» **WRITTEN PROBLEM**
Exclude the pictures and return every line exactly as written.

» **DATA SECTION**
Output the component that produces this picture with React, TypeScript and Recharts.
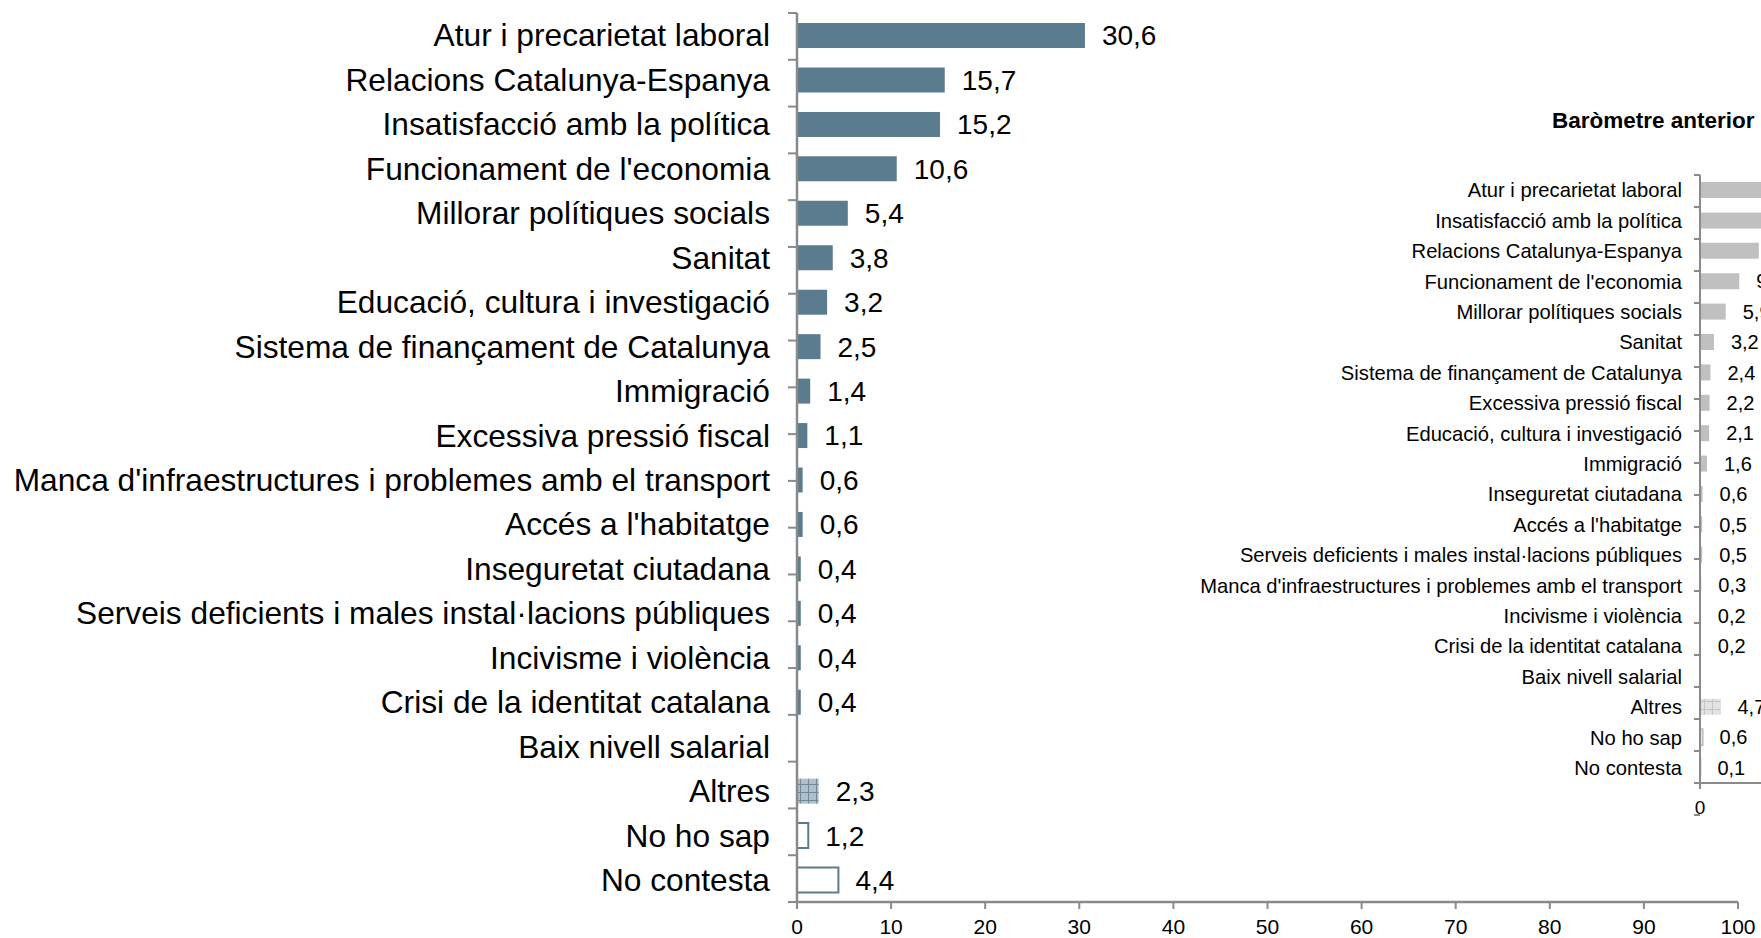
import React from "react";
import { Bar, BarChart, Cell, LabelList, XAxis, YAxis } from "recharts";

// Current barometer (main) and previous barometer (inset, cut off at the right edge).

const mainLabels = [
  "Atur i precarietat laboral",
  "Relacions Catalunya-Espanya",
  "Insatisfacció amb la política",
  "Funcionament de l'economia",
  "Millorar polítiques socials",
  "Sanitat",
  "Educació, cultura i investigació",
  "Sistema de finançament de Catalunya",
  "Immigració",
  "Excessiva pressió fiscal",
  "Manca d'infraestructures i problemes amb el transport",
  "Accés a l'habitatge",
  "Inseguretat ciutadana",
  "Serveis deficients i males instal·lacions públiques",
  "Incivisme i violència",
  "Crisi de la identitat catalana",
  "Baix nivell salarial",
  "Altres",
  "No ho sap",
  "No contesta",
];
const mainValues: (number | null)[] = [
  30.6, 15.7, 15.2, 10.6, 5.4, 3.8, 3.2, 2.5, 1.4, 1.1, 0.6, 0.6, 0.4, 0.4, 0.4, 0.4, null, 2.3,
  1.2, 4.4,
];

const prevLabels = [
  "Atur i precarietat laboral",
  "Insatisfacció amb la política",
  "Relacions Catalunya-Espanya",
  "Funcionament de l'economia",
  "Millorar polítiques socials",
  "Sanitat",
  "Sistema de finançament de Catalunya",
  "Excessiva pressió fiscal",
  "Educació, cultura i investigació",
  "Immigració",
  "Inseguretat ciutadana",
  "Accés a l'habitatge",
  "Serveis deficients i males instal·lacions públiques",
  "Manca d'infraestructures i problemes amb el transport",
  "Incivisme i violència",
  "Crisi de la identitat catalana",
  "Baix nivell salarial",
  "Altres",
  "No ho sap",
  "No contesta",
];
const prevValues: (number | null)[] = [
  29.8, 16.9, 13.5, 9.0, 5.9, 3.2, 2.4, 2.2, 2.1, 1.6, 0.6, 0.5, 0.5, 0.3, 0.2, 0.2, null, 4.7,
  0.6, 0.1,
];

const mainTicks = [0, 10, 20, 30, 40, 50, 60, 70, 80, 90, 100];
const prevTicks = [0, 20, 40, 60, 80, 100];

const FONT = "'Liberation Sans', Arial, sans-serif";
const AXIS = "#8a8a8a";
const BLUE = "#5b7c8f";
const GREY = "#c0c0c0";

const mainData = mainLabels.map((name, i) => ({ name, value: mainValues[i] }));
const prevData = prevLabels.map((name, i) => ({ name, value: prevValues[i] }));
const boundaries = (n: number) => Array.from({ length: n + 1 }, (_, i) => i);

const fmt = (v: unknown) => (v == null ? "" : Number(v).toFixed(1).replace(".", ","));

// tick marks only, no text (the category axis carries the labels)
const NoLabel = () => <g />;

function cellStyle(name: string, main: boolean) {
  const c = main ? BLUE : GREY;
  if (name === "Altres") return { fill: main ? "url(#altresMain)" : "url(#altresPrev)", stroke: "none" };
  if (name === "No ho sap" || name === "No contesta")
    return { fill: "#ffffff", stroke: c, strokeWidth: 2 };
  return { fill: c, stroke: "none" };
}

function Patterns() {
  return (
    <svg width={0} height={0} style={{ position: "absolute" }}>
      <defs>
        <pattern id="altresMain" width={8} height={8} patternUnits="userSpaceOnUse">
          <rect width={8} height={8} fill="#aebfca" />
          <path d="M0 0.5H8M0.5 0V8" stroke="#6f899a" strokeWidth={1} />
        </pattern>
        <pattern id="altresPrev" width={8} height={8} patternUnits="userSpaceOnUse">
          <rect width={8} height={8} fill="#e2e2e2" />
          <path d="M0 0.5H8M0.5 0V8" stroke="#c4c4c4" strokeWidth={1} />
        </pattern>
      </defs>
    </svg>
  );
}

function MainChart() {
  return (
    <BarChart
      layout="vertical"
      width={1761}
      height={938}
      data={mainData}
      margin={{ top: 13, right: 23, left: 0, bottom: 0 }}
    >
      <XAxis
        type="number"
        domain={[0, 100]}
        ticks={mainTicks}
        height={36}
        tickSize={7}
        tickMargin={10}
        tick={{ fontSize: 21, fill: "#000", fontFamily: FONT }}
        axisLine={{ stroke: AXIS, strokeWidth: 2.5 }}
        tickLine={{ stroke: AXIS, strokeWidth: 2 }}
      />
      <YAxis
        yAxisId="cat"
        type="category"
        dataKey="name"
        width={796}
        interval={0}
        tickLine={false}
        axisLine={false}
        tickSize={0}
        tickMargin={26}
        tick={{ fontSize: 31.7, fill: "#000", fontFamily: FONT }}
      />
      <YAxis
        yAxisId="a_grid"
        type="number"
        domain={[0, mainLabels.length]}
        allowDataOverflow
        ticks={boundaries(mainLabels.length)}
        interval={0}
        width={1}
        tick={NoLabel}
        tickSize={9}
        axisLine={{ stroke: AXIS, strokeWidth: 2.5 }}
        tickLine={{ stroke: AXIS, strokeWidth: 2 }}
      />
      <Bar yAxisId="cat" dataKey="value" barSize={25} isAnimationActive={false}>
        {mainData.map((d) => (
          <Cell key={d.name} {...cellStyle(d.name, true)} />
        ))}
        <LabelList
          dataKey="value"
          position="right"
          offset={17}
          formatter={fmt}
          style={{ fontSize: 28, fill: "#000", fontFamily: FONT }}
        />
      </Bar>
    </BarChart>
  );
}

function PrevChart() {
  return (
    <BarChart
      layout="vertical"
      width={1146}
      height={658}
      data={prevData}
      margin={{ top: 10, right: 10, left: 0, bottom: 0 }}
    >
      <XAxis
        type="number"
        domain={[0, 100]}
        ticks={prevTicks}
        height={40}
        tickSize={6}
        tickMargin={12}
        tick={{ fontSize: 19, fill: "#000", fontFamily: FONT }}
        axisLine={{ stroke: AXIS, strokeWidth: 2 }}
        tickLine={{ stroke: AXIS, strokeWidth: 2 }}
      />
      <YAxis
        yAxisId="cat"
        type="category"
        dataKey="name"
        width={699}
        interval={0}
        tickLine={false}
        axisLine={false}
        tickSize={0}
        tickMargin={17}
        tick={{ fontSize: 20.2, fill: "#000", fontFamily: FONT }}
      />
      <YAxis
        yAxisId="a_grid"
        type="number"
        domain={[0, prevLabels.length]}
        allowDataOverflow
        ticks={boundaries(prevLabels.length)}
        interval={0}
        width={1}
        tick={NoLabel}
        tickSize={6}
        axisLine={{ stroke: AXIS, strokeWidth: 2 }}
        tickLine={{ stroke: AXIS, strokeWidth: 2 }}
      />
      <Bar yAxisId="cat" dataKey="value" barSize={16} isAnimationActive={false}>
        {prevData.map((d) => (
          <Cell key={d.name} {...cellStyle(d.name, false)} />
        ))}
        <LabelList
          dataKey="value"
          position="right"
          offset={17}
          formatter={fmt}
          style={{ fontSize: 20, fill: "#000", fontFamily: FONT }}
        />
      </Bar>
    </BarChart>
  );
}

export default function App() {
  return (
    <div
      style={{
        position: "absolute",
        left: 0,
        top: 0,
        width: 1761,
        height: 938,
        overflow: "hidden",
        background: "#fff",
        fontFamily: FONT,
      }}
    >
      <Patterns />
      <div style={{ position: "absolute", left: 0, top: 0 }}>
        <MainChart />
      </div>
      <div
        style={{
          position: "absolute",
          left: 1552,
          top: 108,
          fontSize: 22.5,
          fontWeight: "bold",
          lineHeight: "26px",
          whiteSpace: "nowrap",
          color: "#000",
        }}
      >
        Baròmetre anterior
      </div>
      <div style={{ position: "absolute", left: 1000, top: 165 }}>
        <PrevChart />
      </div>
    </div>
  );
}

» **SOLVED PROBLEM**
Output the component that produces this picture with React, TypeScript and Recharts.
import React from "react";
import { Bar, BarChart, Cell, LabelList, XAxis, YAxis } from "recharts";

// Current barometer (main) and previous barometer (inset, cut off at the right edge).

const mainLabels = [
  "Atur i precarietat laboral",
  "Relacions Catalunya-Espanya",
  "Insatisfacció amb la política",
  "Funcionament de l'economia",
  "Millorar polítiques socials",
  "Sanitat",
  "Educació, cultura i investigació",
  "Sistema de finançament de Catalunya",
  "Immigració",
  "Excessiva pressió fiscal",
  "Manca d'infraestructures i problemes amb el transport",
  "Accés a l'habitatge",
  "Inseguretat ciutadana",
  "Serveis deficients i males instal·lacions públiques",
  "Incivisme i violència",
  "Crisi de la identitat catalana",
  "Baix nivell salarial",
  "Altres",
  "No ho sap",
  "No contesta",
];
const mainValues: (number | null)[] = [
  30.6, 15.7, 15.2, 10.6, 5.4, 3.8, 3.2, 2.5, 1.4, 1.1, 0.6, 0.6, 0.4, 0.4, 0.4, 0.4, null, 2.3,
  1.2, 4.4,
];

const prevLabels = [
  "Atur i precarietat laboral",
  "Insatisfacció amb la política",
  "Relacions Catalunya-Espanya",
  "Funcionament de l'economia",
  "Millorar polítiques socials",
  "Sanitat",
  "Sistema de finançament de Catalunya",
  "Excessiva pressió fiscal",
  "Educació, cultura i investigació",
  "Immigració",
  "Inseguretat ciutadana",
  "Accés a l'habitatge",
  "Serveis deficients i males instal·lacions públiques",
  "Manca d'infraestructures i problemes amb el transport",
  "Incivisme i violència",
  "Crisi de la identitat catalana",
  "Baix nivell salarial",
  "Altres",
  "No ho sap",
  "No contesta",
];
const prevValues: (number | null)[] = [
  29.8, 16.9, 13.5, 9.0, 5.9, 3.2, 2.4, 2.2, 2.1, 1.6, 0.6, 0.5, 0.5, 0.3, 0.2, 0.2, null, 4.7,
  0.6, 0.1,
];

const mainTicks = [0, 10, 20, 30, 40, 50, 60, 70, 80, 90, 100];
const prevTicks = [0, 20, 40, 60, 80, 100];

const FONT = "'Liberation Sans', Arial, sans-serif";
const AXIS = "#8a8a8a";
const BLUE = "#5b7c8f";
const GREY = "#c0c0c0";

const mainData = mainLabels.map((name, i) => ({ name, value: mainValues[i] }));
const prevData = prevLabels.map((name, i) => ({ name, value: prevValues[i] }));
const boundaries = (n: number) => Array.from({ length: n + 1 }, (_, i) => i);

const fmt = (v: unknown) => (v == null ? "" : Number(v).toFixed(1).replace(".", ","));

// tick marks only, no text (the category axis carries the labels)
const NoLabel = () => <g />;

function cellStyle(name: string, main: boolean) {
  const c = main ? BLUE : GREY;
  if (name === "Altres") return { fill: main ? "url(#altresMain)" : "url(#altresPrev)", stroke: "none" };
  if (name === "No ho sap" || name === "No contesta")
    return { fill: "#ffffff", stroke: c, strokeWidth: 2 };
  return { fill: c, stroke: "none" };
}

function Patterns() {
  return (
    <svg width={0} height={0} style={{ position: "absolute" }}>
      <defs>
        <pattern id="altresMain" width={8} height={8} patternUnits="userSpaceOnUse">
          <rect width={8} height={8} fill="#aebfca" />
          <path d="M0 0.5H8M0.5 0V8" stroke="#6f899a" strokeWidth={1} />
        </pattern>
        <pattern id="altresPrev" width={8} height={8} patternUnits="userSpaceOnUse">
          <rect width={8} height={8} fill="#e2e2e2" />
          <path d="M0 0.5H8M0.5 0V8" stroke="#c4c4c4" strokeWidth={1} />
        </pattern>
      </defs>
    </svg>
  );
}

function MainChart() {
  return (
    <BarChart
      layout="vertical"
      width={1761}
      height={938}
      data={mainData}
      margin={{ top: 13, right: 23, left: 0, bottom: 0 }}
    >
      <XAxis
        type="number"
        domain={[0, 100]}
        ticks={mainTicks}
        height={36}
        tickSize={7}
        tickMargin={10}
        tick={{ fontSize: 21, fill: "#000", fontFamily: FONT }}
        axisLine={{ stroke: AXIS, strokeWidth: 2.5 }}
        tickLine={{ stroke: AXIS, strokeWidth: 2 }}
      />
      <YAxis
        yAxisId="cat"
        type="category"
        dataKey="name"
        width={796}
        interval={0}
        tickLine={false}
        axisLine={false}
        tickSize={0}
        tickMargin={26}
        tick={{ fontSize: 31.7, fill: "#000", fontFamily: FONT }}
      />
      <YAxis
        yAxisId="a_grid"
        type="number"
        domain={[0, mainLabels.length]}
        allowDataOverflow
        ticks={boundaries(mainLabels.length)}
        interval={0}
        width={1}
        tick={NoLabel}
        tickSize={9}
        axisLine={{ stroke: AXIS, strokeWidth: 2.5 }}
        tickLine={{ stroke: AXIS, strokeWidth: 2 }}
      />
      <Bar yAxisId="cat" dataKey="value" barSize={25} isAnimationActive={false}>
        {mainData.map((d) => (
          <Cell key={d.name} {...cellStyle(d.name, true)} />
        ))}
        <LabelList
          dataKey="value"
          position="right"
          offset={17}
          formatter={fmt}
          style={{ fontSize: 28, fill: "#000", fontFamily: FONT }}
        />
      </Bar>
    </BarChart>
  );
}

function PrevChart() {
  return (
    <BarChart
      layout="vertical"
      width={1146}
      height={658}
      data={prevData}
      margin={{ top: 10, right: 10, left: 0, bottom: 0 }}
    >
      <XAxis
        type="number"
        domain={[0, 100]}
        ticks={prevTicks}
        height={40}
        tickSize={6}
        tickMargin={12}
        tick={{ fontSize: 19, fill: "#000", fontFamily: FONT }}
        axisLine={{ stroke: AXIS, strokeWidth: 2 }}
        tickLine={{ stroke: AXIS, strokeWidth: 2 }}
      />
      <YAxis
        yAxisId="cat"
        type="category"
        dataKey="name"
        width={699}
        interval={0}
        tickLine={false}
        axisLine={false}
        tickSize={0}
        tickMargin={17}
        tick={{ fontSize: 20.2, fill: "#000", fontFamily: FONT }}
      />
      <YAxis
        yAxisId="a_grid"
        type="number"
        domain={[0, prevLabels.length]}
        allowDataOverflow
        ticks={boundaries(prevLabels.length)}
        interval={0}
        width={1}
        tick={NoLabel}
        tickSize={6}
        axisLine={{ stroke: AXIS, strokeWidth: 2 }}
        tickLine={{ stroke: AXIS, strokeWidth: 2 }}
      />
      <Bar yAxisId="cat" dataKey="value" barSize={16} isAnimationActive={false}>
        {prevData.map((d) => (
          <Cell key={d.name} {...cellStyle(d.name, false)} />
        ))}
        <LabelList
          dataKey="value"
          position="right"
          offset={17}
          formatter={fmt}
          style={{ fontSize: 20, fill: "#000", fontFamily: FONT }}
        />
      </Bar>
    </BarChart>
  );
}

export default function App() {
  return (
    <div
      style={{
        position: "absolute",
        left: 0,
        top: 0,
        width: 1761,
        height: 938,
        overflow: "hidden",
        background: "#fff",
        fontFamily: FONT,
      }}
    >
      <Patterns />
      <div style={{ position: "absolute", left: 0, top: 0 }}>
        <MainChart />
      </div>
      <div
        style={{
          position: "absolute",
          left: 1552,
          top: 108,
          fontSize: 22.5,
          fontWeight: "bold",
          lineHeight: "26px",
          whiteSpace: "nowrap",
          color: "#000",
        }}
      >
        Baròmetre anterior
      </div>
      <div style={{ position: "absolute", left: 1000, top: 165 }}>
        <PrevChart />
      </div>
    </div>
  );
}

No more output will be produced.